DESCRIPTION OF THE TASK: Reproduce the data below in full and exclude every picture.

— Start INFORMATION SHOWN —

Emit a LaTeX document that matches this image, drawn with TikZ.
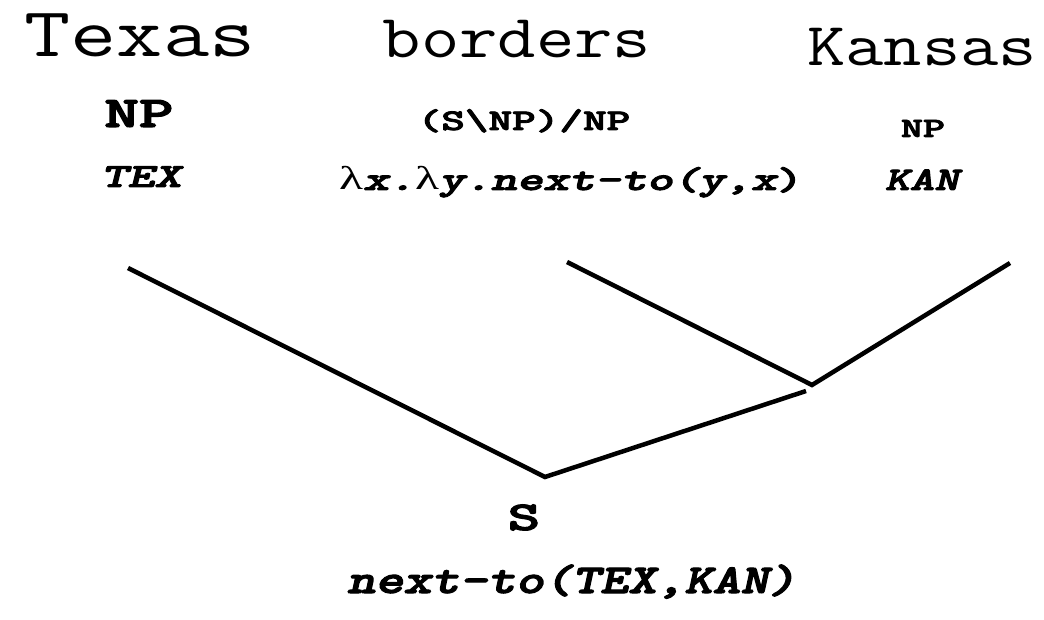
\documentclass[tikz,border=0pt]{standalone}
\usepackage{fontspec}
\newfontfamily\lamfont{Liberation Serif}
\newfontfamily\catfont{lmmonolt10-bold.otf}[FakeBold=2.5]
\newfontfamily\semfont{lmmonolt10-boldoblique.otf}[FakeBold=2.5]
\usetikzlibrary{calc}

\begin{document}
\begin{tikzpicture}[x=1pt, y=-1pt,
    word/.style={inner sep=0pt, anchor=base, xscale=1.22, font=\ttfamily\fontsize{#1}{#1}\selectfont},
    cat/.style={inner sep=0pt, anchor=base, xscale=1.5, font=\catfont\fontsize{#1}{#1}\selectfont},
    sem/.style={inner sep=0pt, anchor=base, xscale=1.5, font=\semfont\fontsize{#1}{#1}\selectfont},
    branch/.style={line width=4.5pt}]
    \useasboundingbox (0,0) rectangle (1044,620);

    %----------------------------------------
    % WORDS
    %----------------------------------------
    \node[word=70, xscale=1.05] (texas) at (140,57) {Texas};
    \node[word=61] (borders) at (517,58) {borders};
    \node[word=61] (kansas)  at (922,66) {Kansas};

    % categories
    \node[cat=44] (npleft)  at (139,127) {NP};
    \node[cat=30] (verbcat) at (524,130) {(S\textbackslash NP)/NP};
    \node[cat=28] (npright) at (923,137) {NP};

    % meanings
    \node[sem=34] (texsem)  at (141,187) {TEX};
    \node[sem=33] (verbsem) at (571,190) {{\lamfont λ}x.{\lamfont λ}y.next-to(y,x{\catfont )}};
    \node[sem=33, xscale=0.95] (kansem) at (922,190) {KAN};

    %----------------------------------------
    % TREE
    %----------------------------------------
    \coordinate (texleaf)   at (128,268);
    \coordinate (verbleaf)  at (567,262);
    \coordinate (kanleaf)   at (1010,263);
    \coordinate (vp)        at (812,385);
    \coordinate (vpfoot)    at (806,391);
    \coordinate (root)      at (545,477);

    \draw[branch] (verbleaf) -- (vp) -- (kanleaf);
    \draw[branch] (texleaf) -- (root) -- (vpfoot);

    % result
    \node[cat=41] (rootcat) at (524,530) {S};
    \node[sem=41, xscale=0.87] (rootsem) at (572,593) {next-to(TEX,KAN)};

\end{tikzpicture}
\end{document}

— End INFORMATION SHOWN —

SOLUTION TO THIS PROBLEM:
Emit a LaTeX document that matches this image, drawn with TikZ.
\documentclass[tikz,border=0pt]{standalone}
\usepackage{fontspec}
\newfontfamily\lamfont{Liberation Serif}
\newfontfamily\catfont{lmmonolt10-bold.otf}[FakeBold=2.5]
\newfontfamily\semfont{lmmonolt10-boldoblique.otf}[FakeBold=2.5]
\usetikzlibrary{calc}

\begin{document}
\begin{tikzpicture}[x=1pt, y=-1pt,
    word/.style={inner sep=0pt, anchor=base, xscale=1.22, font=\ttfamily\fontsize{#1}{#1}\selectfont},
    cat/.style={inner sep=0pt, anchor=base, xscale=1.5, font=\catfont\fontsize{#1}{#1}\selectfont},
    sem/.style={inner sep=0pt, anchor=base, xscale=1.5, font=\semfont\fontsize{#1}{#1}\selectfont},
    branch/.style={line width=4.5pt}]
    \useasboundingbox (0,0) rectangle (1044,620);

    %----------------------------------------
    % WORDS
    %----------------------------------------
    \node[word=70, xscale=1.05] (texas) at (140,57) {Texas};
    \node[word=61] (borders) at (517,58) {borders};
    \node[word=61] (kansas)  at (922,66) {Kansas};

    % categories
    \node[cat=44] (npleft)  at (139,127) {NP};
    \node[cat=30] (verbcat) at (524,130) {(S\textbackslash NP)/NP};
    \node[cat=28] (npright) at (923,137) {NP};

    % meanings
    \node[sem=34] (texsem)  at (141,187) {TEX};
    \node[sem=33] (verbsem) at (571,190) {{\lamfont λ}x.{\lamfont λ}y.next-to(y,x{\catfont )}};
    \node[sem=33, xscale=0.95] (kansem) at (922,190) {KAN};

    %----------------------------------------
    % TREE
    %----------------------------------------
    \coordinate (texleaf)   at (128,268);
    \coordinate (verbleaf)  at (567,262);
    \coordinate (kanleaf)   at (1010,263);
    \coordinate (vp)        at (812,385);
    \coordinate (vpfoot)    at (806,391);
    \coordinate (root)      at (545,477);

    \draw[branch] (verbleaf) -- (vp) -- (kanleaf);
    \draw[branch] (texleaf) -- (root) -- (vpfoot);

    % result
    \node[cat=41] (rootcat) at (524,530) {S};
    \node[sem=41, xscale=0.87] (rootsem) at (572,593) {next-to(TEX,KAN)};

\end{tikzpicture}
\end{document}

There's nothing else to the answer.